- _Given material_
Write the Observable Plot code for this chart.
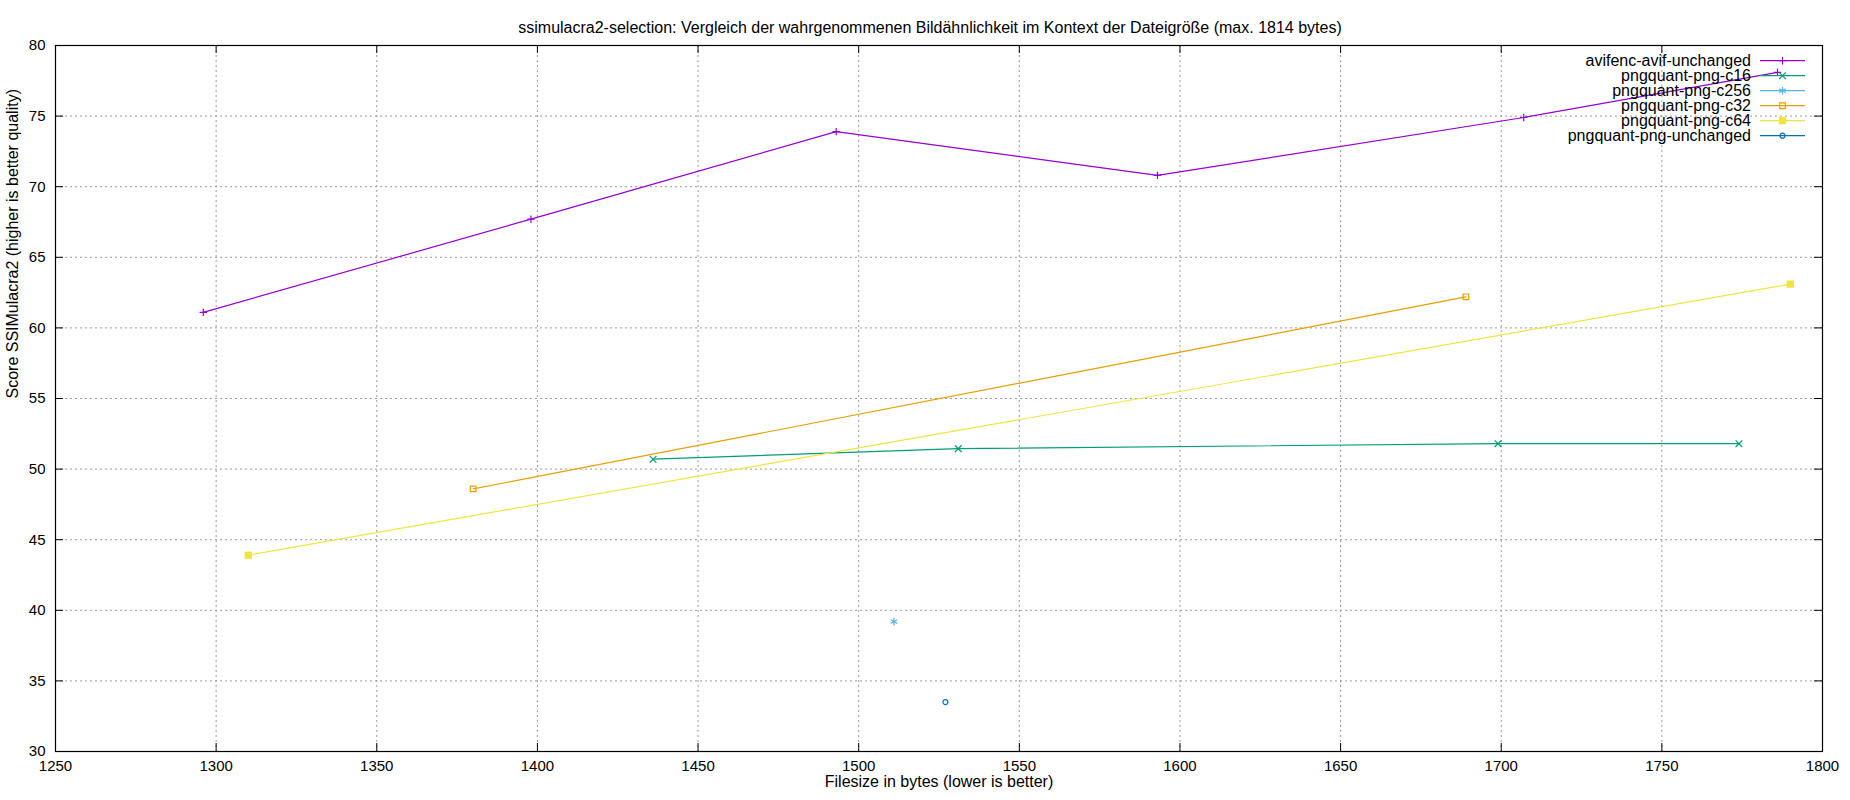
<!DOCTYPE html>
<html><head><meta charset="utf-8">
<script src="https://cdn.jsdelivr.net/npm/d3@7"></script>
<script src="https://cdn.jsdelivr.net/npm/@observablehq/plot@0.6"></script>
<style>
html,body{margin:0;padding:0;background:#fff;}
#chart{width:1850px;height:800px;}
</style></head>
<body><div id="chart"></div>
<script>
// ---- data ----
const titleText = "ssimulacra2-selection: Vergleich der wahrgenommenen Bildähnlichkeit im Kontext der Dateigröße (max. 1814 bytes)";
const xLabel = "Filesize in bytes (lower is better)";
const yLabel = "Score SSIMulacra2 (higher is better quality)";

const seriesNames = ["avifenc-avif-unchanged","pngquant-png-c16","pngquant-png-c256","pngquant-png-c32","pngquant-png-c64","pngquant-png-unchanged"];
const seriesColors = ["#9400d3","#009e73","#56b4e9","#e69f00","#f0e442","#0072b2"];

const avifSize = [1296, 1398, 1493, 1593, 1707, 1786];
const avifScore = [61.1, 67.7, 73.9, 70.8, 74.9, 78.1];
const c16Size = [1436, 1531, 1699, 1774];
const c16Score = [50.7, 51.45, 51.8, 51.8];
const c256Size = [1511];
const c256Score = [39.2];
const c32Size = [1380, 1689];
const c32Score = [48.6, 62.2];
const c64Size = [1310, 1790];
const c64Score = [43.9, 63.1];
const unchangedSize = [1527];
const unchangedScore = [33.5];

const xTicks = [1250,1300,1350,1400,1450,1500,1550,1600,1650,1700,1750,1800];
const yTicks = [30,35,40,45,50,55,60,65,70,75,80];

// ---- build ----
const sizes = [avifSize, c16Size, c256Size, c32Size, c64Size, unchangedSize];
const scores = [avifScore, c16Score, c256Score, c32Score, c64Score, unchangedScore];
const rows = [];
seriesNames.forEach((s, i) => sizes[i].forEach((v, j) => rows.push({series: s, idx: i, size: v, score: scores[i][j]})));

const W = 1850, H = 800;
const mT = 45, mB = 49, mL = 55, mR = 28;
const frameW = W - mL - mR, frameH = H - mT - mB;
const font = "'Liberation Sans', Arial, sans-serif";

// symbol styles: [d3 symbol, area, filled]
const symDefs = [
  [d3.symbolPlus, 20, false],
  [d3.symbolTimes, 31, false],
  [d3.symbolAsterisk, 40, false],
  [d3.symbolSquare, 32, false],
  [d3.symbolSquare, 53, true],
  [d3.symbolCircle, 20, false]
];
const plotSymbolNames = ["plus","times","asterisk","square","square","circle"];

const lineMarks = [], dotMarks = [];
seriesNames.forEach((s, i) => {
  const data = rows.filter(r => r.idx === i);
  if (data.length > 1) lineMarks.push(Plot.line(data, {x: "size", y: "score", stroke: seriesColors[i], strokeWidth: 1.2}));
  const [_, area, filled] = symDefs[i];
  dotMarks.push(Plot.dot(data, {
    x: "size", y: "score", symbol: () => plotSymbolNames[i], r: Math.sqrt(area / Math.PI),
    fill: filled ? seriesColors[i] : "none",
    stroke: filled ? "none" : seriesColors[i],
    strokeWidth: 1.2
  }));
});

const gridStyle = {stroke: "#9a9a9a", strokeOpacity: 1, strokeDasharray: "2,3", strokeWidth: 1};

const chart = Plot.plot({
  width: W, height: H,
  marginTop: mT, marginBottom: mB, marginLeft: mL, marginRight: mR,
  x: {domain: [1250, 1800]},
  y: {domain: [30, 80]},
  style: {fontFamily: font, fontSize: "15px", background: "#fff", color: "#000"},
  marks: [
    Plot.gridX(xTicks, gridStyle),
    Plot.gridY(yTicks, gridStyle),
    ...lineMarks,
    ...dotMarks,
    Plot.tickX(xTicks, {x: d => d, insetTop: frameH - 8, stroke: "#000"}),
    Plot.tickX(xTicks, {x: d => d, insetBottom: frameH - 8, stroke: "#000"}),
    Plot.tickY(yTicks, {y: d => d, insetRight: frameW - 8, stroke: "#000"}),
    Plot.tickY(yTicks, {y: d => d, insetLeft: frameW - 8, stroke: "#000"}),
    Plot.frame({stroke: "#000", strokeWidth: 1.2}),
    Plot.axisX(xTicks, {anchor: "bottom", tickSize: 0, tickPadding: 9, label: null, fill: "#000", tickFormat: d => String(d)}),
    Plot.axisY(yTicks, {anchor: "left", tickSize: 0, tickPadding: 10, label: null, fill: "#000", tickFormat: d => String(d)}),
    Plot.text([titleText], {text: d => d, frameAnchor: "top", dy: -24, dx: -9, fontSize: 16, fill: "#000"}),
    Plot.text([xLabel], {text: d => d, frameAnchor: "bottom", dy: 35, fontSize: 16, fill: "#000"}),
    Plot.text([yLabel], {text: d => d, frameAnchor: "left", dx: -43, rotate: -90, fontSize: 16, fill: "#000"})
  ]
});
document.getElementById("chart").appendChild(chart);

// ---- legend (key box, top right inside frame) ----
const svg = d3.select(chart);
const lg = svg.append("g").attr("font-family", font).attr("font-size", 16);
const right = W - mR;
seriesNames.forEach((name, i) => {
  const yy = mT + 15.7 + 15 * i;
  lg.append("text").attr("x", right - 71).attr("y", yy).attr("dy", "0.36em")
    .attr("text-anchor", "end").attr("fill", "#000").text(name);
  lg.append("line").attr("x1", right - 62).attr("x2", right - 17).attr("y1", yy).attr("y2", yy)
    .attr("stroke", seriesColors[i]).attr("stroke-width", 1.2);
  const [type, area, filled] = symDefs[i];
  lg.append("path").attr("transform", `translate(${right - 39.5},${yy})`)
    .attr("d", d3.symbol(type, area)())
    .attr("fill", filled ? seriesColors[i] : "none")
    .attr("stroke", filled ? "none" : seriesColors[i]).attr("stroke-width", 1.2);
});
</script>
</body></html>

- _Written instruction_
Return only the lines from the start of the data through the line that contains "const yTicks = [30,35,40,45,50,55,60,65,70,75,80];", please, copying them exactly and omitting all pictures.

- _Reply to the task_
Write the Observable Plot code for this chart.
<!DOCTYPE html>
<html><head><meta charset="utf-8">
<script src="https://cdn.jsdelivr.net/npm/d3@7"></script>
<script src="https://cdn.jsdelivr.net/npm/@observablehq/plot@0.6"></script>
<style>
html,body{margin:0;padding:0;background:#fff;}
#chart{width:1850px;height:800px;}
</style></head>
<body><div id="chart"></div>
<script>
// ---- data ----
const titleText = "ssimulacra2-selection: Vergleich der wahrgenommenen Bildähnlichkeit im Kontext der Dateigröße (max. 1814 bytes)";
const xLabel = "Filesize in bytes (lower is better)";
const yLabel = "Score SSIMulacra2 (higher is better quality)";

const seriesNames = ["avifenc-avif-unchanged","pngquant-png-c16","pngquant-png-c256","pngquant-png-c32","pngquant-png-c64","pngquant-png-unchanged"];
const seriesColors = ["#9400d3","#009e73","#56b4e9","#e69f00","#f0e442","#0072b2"];

const avifSize = [1296, 1398, 1493, 1593, 1707, 1786];
const avifScore = [61.1, 67.7, 73.9, 70.8, 74.9, 78.1];
const c16Size = [1436, 1531, 1699, 1774];
const c16Score = [50.7, 51.45, 51.8, 51.8];
const c256Size = [1511];
const c256Score = [39.2];
const c32Size = [1380, 1689];
const c32Score = [48.6, 62.2];
const c64Size = [1310, 1790];
const c64Score = [43.9, 63.1];
const unchangedSize = [1527];
const unchangedScore = [33.5];

const xTicks = [1250,1300,1350,1400,1450,1500,1550,1600,1650,1700,1750,1800];
const yTicks = [30,35,40,45,50,55,60,65,70,75,80];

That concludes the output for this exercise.